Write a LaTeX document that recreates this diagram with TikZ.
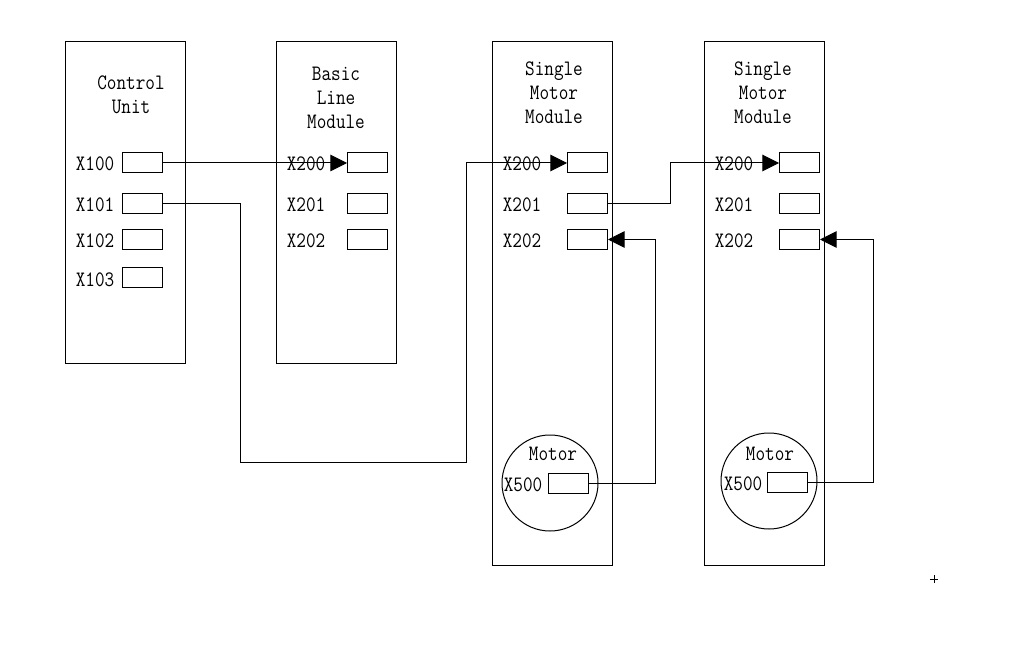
\documentclass[tikz,border=0pt]{standalone}
\usetikzlibrary{arrows.meta}
\newcommand{\tallt}[1]{\scalebox{1}[1.18]{#1}}
\begin{document}
\begin{tikzpicture}[x=0.75pt,y=-0.75pt,
  every node/.style={font=\ttfamily\fontsize{14}{17}\selectfont},
  module/.style={draw,line width=0.75pt,minimum width=90pt,inner sep=0pt},
  port/.style={draw,line width=0.75pt,minimum width=30pt,minimum height=15pt,inner sep=0pt},
  lbl/.style={inner sep=0pt},
  title/.style={inner sep=0pt,font=\ttfamily\fontsize{14}{15.25}\selectfont},
  motor/.style={draw,circle,line width=0.75pt,minimum size=72pt,inner sep=0pt},
  conn/.style={line width=0.75pt,-{Triangle[length=12.5pt,width=12.5pt]}},
  wire/.style={line width=0.75pt}]
\useasboundingbox (0,0) rectangle (1017,652);
% modules
\node[module,minimum height=240.75pt] (cu) at (125,202.5) {};
\node[module,minimum height=240.75pt] (blm) at (336,202.5) {};
\node[module,minimum height=392.25pt] (sma) at (552,303.5) {};
\node[module,minimum height=392.25pt] (smb) at (764,303.5) {};
% titles
\node[title] (tcu) at (131,97) {\tallt{\begin{tabular}{@{}c@{}}Control\\Unit\end{tabular}}};
\node[title] (tblm) at (336,100) {\tallt{\begin{tabular}{@{}c@{}}Basic\\Line\\Module\end{tabular}}};
\node[title] (tsma) at (554,94.5) {\tallt{\begin{tabular}{@{}c@{}}Single\\Motor\\Module\end{tabular}}};
\node[title] (tsmb) at (763,94.5) {\tallt{\begin{tabular}{@{}c@{}}Single\\Motor\\Module\end{tabular}}};
% control unit ports
\node[port] (cu0) at (142,163) {};
\node[port] (cu1) at (142,203.5) {};
\node[port] (cu2) at (142,239.5) {};
\node[port] (cu3) at (142,278) {};
\node[lbl] (lcu0) at (95,164) {\tallt{X100}};
\node[lbl] (lcu1) at (95,205) {\tallt{X101}};
\node[lbl] (lcu2) at (95,241) {\tallt{X102}};
\node[lbl] (lcu3) at (95,280) {\tallt{X103}};
% BLM ports
\node[port] (bl0) at (367.5,163) {};
\node[port] (bl1) at (367.5,203.5) {};
\node[port] (bl2) at (367.5,239.5) {};
\node[lbl] (lbl0) at (306,164) {\tallt{X200}};
\node[lbl] (lbl1) at (306,205) {\tallt{X201}};
\node[lbl] (lbl2) at (306,241) {\tallt{X202}};
% SMM A ports
\node[port] (sa0) at (587.5,163) {};
\node[port] (sa1) at (587.5,203.5) {};
\node[port] (sa2) at (587.5,239.5) {};
\node[lbl] (lsa0) at (522,164) {\tallt{X200}};
\node[lbl] (lsa1) at (522,205) {\tallt{X201}};
\node[lbl] (lsa2) at (522,241) {\tallt{X202}};
% SMM B ports
\node[port] (sb0) at (799.5,163) {};
\node[port] (sb1) at (799.5,203.5) {};
\node[port] (sb2) at (799.5,239.5) {};
\node[lbl] (lsb0) at (734,164) {\tallt{X200}};
\node[lbl] (lsb1) at (734,205) {\tallt{X201}};
\node[lbl] (lsb2) at (734,241) {\tallt{X202}};
% motors
\node[motor] (mota) at (550,483) {};
\node[motor] (motb) at (769,481) {};
\node[lbl] (tma) at (553,454) {\tallt{Motor}};
\node[lbl] (tmb) at (770,454) {\tallt{Motor}};
\node[port] (pa) at (568,483) {};
\node[port] (pb) at (787,482) {};
\node[lbl] (lpa) at (523,485) {\tallt{X500}};
\node[lbl] (lpb) at (743,484) {\tallt{X500}};
% connectors
\draw[conn] (cu0.east) -- (bl0.west);
\draw[conn] (cu1.east) -| (240,462) -| (466,163) -- (sa0.west);
\draw[conn] (sa1.east) -| (670,163) -- (sb0.west);
\draw[conn] (pa.east) -| (655,239.5) -- (sa2.east);
\draw[conn] (pb.east) -| (873,239.5) -- (sb2.east);
% small crosshair mark
\coordinate (mk) at (934,579);
\draw[line width=0.75pt] ([xshift=-3pt]mk) -- ([xshift=3pt]mk) ([yshift=-3pt]mk) -- ([yshift=3pt]mk);
\end{tikzpicture}
\end{document}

STATED GOAL. Set the listing down in full and exactly. Pictures within it should not appear in the copy.

RIGHT ANSWER.
Write a LaTeX document that recreates this diagram with TikZ.
\documentclass[tikz,border=0pt]{standalone}
\usetikzlibrary{arrows.meta}
\newcommand{\tallt}[1]{\scalebox{1}[1.18]{#1}}
\begin{document}
\begin{tikzpicture}[x=0.75pt,y=-0.75pt,
  every node/.style={font=\ttfamily\fontsize{14}{17}\selectfont},
  module/.style={draw,line width=0.75pt,minimum width=90pt,inner sep=0pt},
  port/.style={draw,line width=0.75pt,minimum width=30pt,minimum height=15pt,inner sep=0pt},
  lbl/.style={inner sep=0pt},
  title/.style={inner sep=0pt,font=\ttfamily\fontsize{14}{15.25}\selectfont},
  motor/.style={draw,circle,line width=0.75pt,minimum size=72pt,inner sep=0pt},
  conn/.style={line width=0.75pt,-{Triangle[length=12.5pt,width=12.5pt]}},
  wire/.style={line width=0.75pt}]
\useasboundingbox (0,0) rectangle (1017,652);
% modules
\node[module,minimum height=240.75pt] (cu) at (125,202.5) {};
\node[module,minimum height=240.75pt] (blm) at (336,202.5) {};
\node[module,minimum height=392.25pt] (sma) at (552,303.5) {};
\node[module,minimum height=392.25pt] (smb) at (764,303.5) {};
% titles
\node[title] (tcu) at (131,97) {\tallt{\begin{tabular}{@{}c@{}}Control\\Unit\end{tabular}}};
\node[title] (tblm) at (336,100) {\tallt{\begin{tabular}{@{}c@{}}Basic\\Line\\Module\end{tabular}}};
\node[title] (tsma) at (554,94.5) {\tallt{\begin{tabular}{@{}c@{}}Single\\Motor\\Module\end{tabular}}};
\node[title] (tsmb) at (763,94.5) {\tallt{\begin{tabular}{@{}c@{}}Single\\Motor\\Module\end{tabular}}};
% control unit ports
\node[port] (cu0) at (142,163) {};
\node[port] (cu1) at (142,203.5) {};
\node[port] (cu2) at (142,239.5) {};
\node[port] (cu3) at (142,278) {};
\node[lbl] (lcu0) at (95,164) {\tallt{X100}};
\node[lbl] (lcu1) at (95,205) {\tallt{X101}};
\node[lbl] (lcu2) at (95,241) {\tallt{X102}};
\node[lbl] (lcu3) at (95,280) {\tallt{X103}};
% BLM ports
\node[port] (bl0) at (367.5,163) {};
\node[port] (bl1) at (367.5,203.5) {};
\node[port] (bl2) at (367.5,239.5) {};
\node[lbl] (lbl0) at (306,164) {\tallt{X200}};
\node[lbl] (lbl1) at (306,205) {\tallt{X201}};
\node[lbl] (lbl2) at (306,241) {\tallt{X202}};
% SMM A ports
\node[port] (sa0) at (587.5,163) {};
\node[port] (sa1) at (587.5,203.5) {};
\node[port] (sa2) at (587.5,239.5) {};
\node[lbl] (lsa0) at (522,164) {\tallt{X200}};
\node[lbl] (lsa1) at (522,205) {\tallt{X201}};
\node[lbl] (lsa2) at (522,241) {\tallt{X202}};
% SMM B ports
\node[port] (sb0) at (799.5,163) {};
\node[port] (sb1) at (799.5,203.5) {};
\node[port] (sb2) at (799.5,239.5) {};
\node[lbl] (lsb0) at (734,164) {\tallt{X200}};
\node[lbl] (lsb1) at (734,205) {\tallt{X201}};
\node[lbl] (lsb2) at (734,241) {\tallt{X202}};
% motors
\node[motor] (mota) at (550,483) {};
\node[motor] (motb) at (769,481) {};
\node[lbl] (tma) at (553,454) {\tallt{Motor}};
\node[lbl] (tmb) at (770,454) {\tallt{Motor}};
\node[port] (pa) at (568,483) {};
\node[port] (pb) at (787,482) {};
\node[lbl] (lpa) at (523,485) {\tallt{X500}};
\node[lbl] (lpb) at (743,484) {\tallt{X500}};
% connectors
\draw[conn] (cu0.east) -- (bl0.west);
\draw[conn] (cu1.east) -| (240,462) -| (466,163) -- (sa0.west);
\draw[conn] (sa1.east) -| (670,163) -- (sb0.west);
\draw[conn] (pa.east) -| (655,239.5) -- (sa2.east);
\draw[conn] (pb.east) -| (873,239.5) -- (sb2.east);
% small crosshair mark
\coordinate (mk) at (934,579);
\draw[line width=0.75pt] ([xshift=-3pt]mk) -- ([xshift=3pt]mk) ([yshift=-3pt]mk) -- ([yshift=3pt]mk);
\end{tikzpicture}
\end{document}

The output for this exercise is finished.